The first Petrus Christus painting I analysed the perspective in was TheNativity, painted in about 1460. This had a single perspectival vanishing point almost at the centre of the work, which indicated a horizon line slightly lower than a standing viewer.
Figure 1 Perspective diagram for The Nativity by Petrus Christos
It would have perhaps been better to extend the rear wall to avoid the apparent hole in the picture caused by the vanishing point.
So far so good, but then I was astonished to find that The Annunciation had 4 vanishing points, one for the floor, one for the foreground arch, one for the upper windows and one for the external view through the door
Figure 2 Perspective diagram for The Annunciation by Petrus Christos
I considered this for a while I knew that if the verticals were vertical, small margins on the receding lines would pass unnoticed, I wondered if Christus had increased the size of the picture frame to match its companion and forgotten where the original vanishing point was but to have 3 extra vanishing points seemed unlikely for a master of mathematical perspective.
Then I found this on the internet.
Figure 3 Perspective diagram for The Arnolfini Portrait by Jan van Eyck
The Arnolfini Portrait has seven vanishing points which is due to it being observed perspective rather than mathematical.
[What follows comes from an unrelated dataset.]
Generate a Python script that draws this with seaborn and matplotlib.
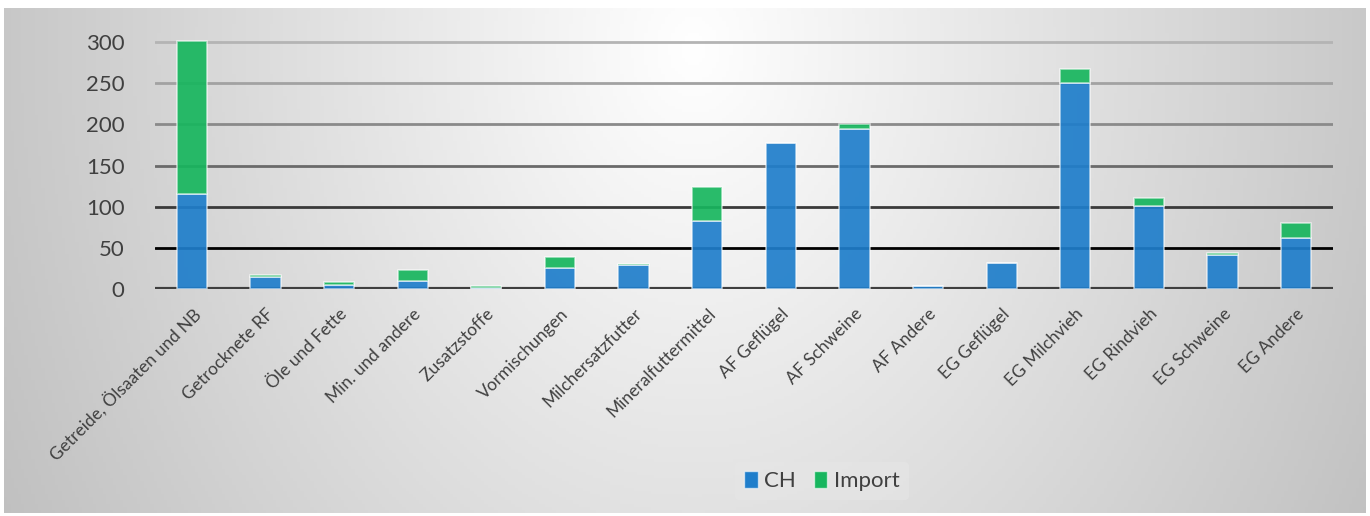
import numpy as np
import pandas as pd
import matplotlib
matplotlib.use("Agg")
import matplotlib.pyplot as plt
from matplotlib.patches import Patch
import seaborn as sns

categories = ["Getreide, Ölsaaten und NB", "Getrocknete RF", "Öle und Fette",
              "Min. und andere", "Zusatzstoffe", "Vormischungen", "Milchersatzfutter",
              "Mineralfuttermittel", "AF Geflügel", "AF Schweine", "AF Andere",
              "EG Geflügel", "EG Milchvieh", "EG Rindvieh", "EG Schweine", "EG Andere"]
ch_values = [115, 14, 5, 10, 1, 25, 29, 83, 177, 194, 4, 32, 250, 101, 41, 62]
import_values = [186, 3, 4, 13, 3, 14, 1, 41, 0, 6, 0, 0, 17, 10, 3, 18]
series_names = ["CH", "Import"]
y_ticks = [0, 50, 100, 150, 200, 250, 300]

blue = "#1f7ecb"
green = "#17b65e"
text_col = "#404040"

sns.set_theme(style="white")
plt.rcParams["font.family"] = ["Lato", "DejaVu Sans"]

W, H = 1370, 516
fig = plt.figure(figsize=(W / 100, H / 100), dpi=100)
fig.patch.set_facecolor("white")

# gradient background panel
bg = fig.add_axes([4 / W, 1 - 513 / H, (1366 - 4) / W, (513 - 8) / H])
gx = np.linspace(0, 1362, 400)
gy = np.linspace(0, 505, 160)
GX, GY = np.meshgrid(gx, gy)
d = np.sqrt(((GX - 690) / 700) ** 2 + ((GY - 40) / 900) ** 2)
val = np.clip(1.0 - 0.22 * d, 0, 1)
bg.imshow(np.dstack([val, val, val]), aspect="auto", extent=[0, 1, 0, 1], origin="upper")
bg.set_axis_off()

ax = fig.add_axes([155 / W, 1 - 289 / H, (1333 - 155) / W, (289 - 37.9) / H])
ax.patch.set_alpha(0)

df = pd.DataFrame({
    "cat": categories * 2,
    "value": ch_values + import_values,
    "series": [series_names[0]] * len(categories) + [series_names[1]] * len(categories),
})
# in seaborn's stacking the first hue level ends up on top
sns.histplot(data=df, x="cat", weights="value", hue="series", hue_order=series_names[::-1],
             multiple="stack", discrete=True, shrink=0.41,
             palette=[green, blue], alpha=0.92, edgecolor=(1, 1, 1, 0.6), linewidth=1.2,
             ax=ax, legend=False, zorder=3)

grid_cols = {50: "#000000", 100: "#3a3a3a", 150: "#6a6a6a", 200: "#8a8a8a",
             250: "#a2a2a2", 300: "#b4b4b4"}
for yv in y_ticks[1:]:
    ax.axhline(yv, color=grid_cols[yv], lw=2, zorder=1)
ax.axhline(0, color="#3f3f3f", lw=3, zorder=2)

ax.set_xlim(-0.5, len(categories) - 0.5)
ax.set_ylim(0, 305)
ax.set_yticks(y_ticks)
ax.set_yticklabels([str(t) for t in y_ticks], fontsize=16, color=text_col)
ax.set_xticks(range(len(categories)))
ax.set_xticklabels(categories, rotation=45, ha="right", rotation_mode="anchor",
                   fontsize=12.5, color=text_col)
ax.tick_params(axis="x", length=0, pad=12)
ax.tick_params(axis="y", length=0, pad=22)
ax.set_xlabel("")
ax.set_ylabel("")
for s in ax.spines.values():
    s.set_visible(False)

handles = [Patch(facecolor=blue, edgecolor=(1, 1, 1, 0.6)),
           Patch(facecolor=green, edgecolor=(1, 1, 1, 0.6))]
leg = fig.legend(handles, series_names, loc="center", bbox_to_anchor=(822 / W, 1 - 481 / H),
                 ncol=2, frameon=True, fontsize=16, handlelength=0.6, handleheight=0.8,
                 handletextpad=0.3, columnspacing=0.8, borderpad=0.4)
leg.get_frame().set_facecolor("#e6e6e6")
leg.get_frame().set_edgecolor("none")
leg.get_frame().set_alpha(0.6)
for t in leg.get_texts():
    t.set_color(text_col)

fig.savefig("out.png", dpi=100)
The Annunciation was painted by Christus ten years before The Nativity.
Suddenly it all made sense. Jan van Eyck was the painter of Bruges before he died in 1441, Christus took up that title following van Eyck’s death. Mathematical perspective was rediscovered by Brunelleschi in Florence in the first quarter of the fifteenth century but was not assimilated into the Northern Renaissance until the mid 1460’s.
Well I think I solved that little problem and I am looking forward to seeing you at the weekend.